Creating Lady Bug’s geometric-dynamic algorithmic fading pattern seems easy on paper. Given the Divo’s three-dimensional sculpted body, the 2D digital patterns became distorted upon application to the car’s body, which is not good enough if you’re paying upwards of $5-million for a track-ready version of the Bugatti Chiron.

“The Lady Bug was an exceptional challenge and, at the same time, an unforgettable experience. Due to the nature of the project, where a 2D graphic was applied to a 3D sculpture, we were close to giving up,” said Jörg Grumer, Head of Color & Trim at Bugatti Design. “However, it is our profound conviction that we should never give up and that our foremost motivation should always be to make the impossible possible for the customer.”

The entire project took two years to complete as Bugatti CAD modelers simulated and created a diamond pattern design with around 1,600 individual diamonds in six-meter long transfer films. Each diamond (yes, all 1,600 of them) is checked and realigned in the body to rule out any distortions.

The designers spent countless hours rehearsing the application procedure on two test vehicles before the moment of truth.

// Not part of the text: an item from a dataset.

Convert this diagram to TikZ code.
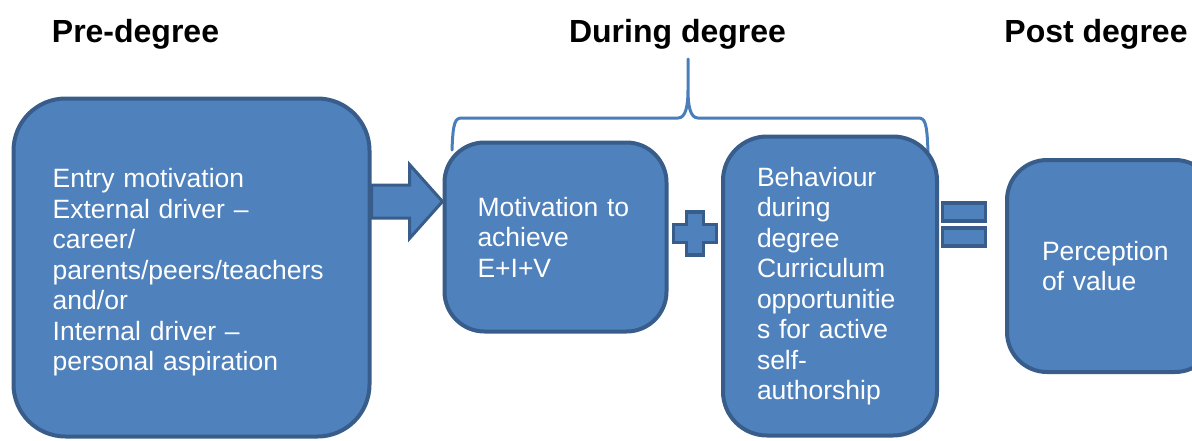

“Every maneuver had to be exactly right in this painstaking task; therefore, we decided to do another rehearsal before the final stage of work. Because there could only be one attempt on the customer’s car, and that had to be perfect,” said Dirk Hinze, an expert in customization and surfaces at Bugatti.

The final step is applying the paint finish before painstakingly peeling away each diamond. The base color, Customer Special Red, is contrasted with graphite and clear coat to invert the pattern. According to Bugatti, it took the paintwork artist two weeks to sand, smooth, check, retouch, and re-sand every millimeter of the body surface.

The result is a one-of-a-kind Bugatti Divo Lady Bug, the only one in existence. It has a standard 8.0-liter W16 engine pumping out 1,479 horsepower. Since the Divo weighs less and has more downforce than a regular Chiron, it goes around the Nardo handling circuit a full eight seconds faster than the former.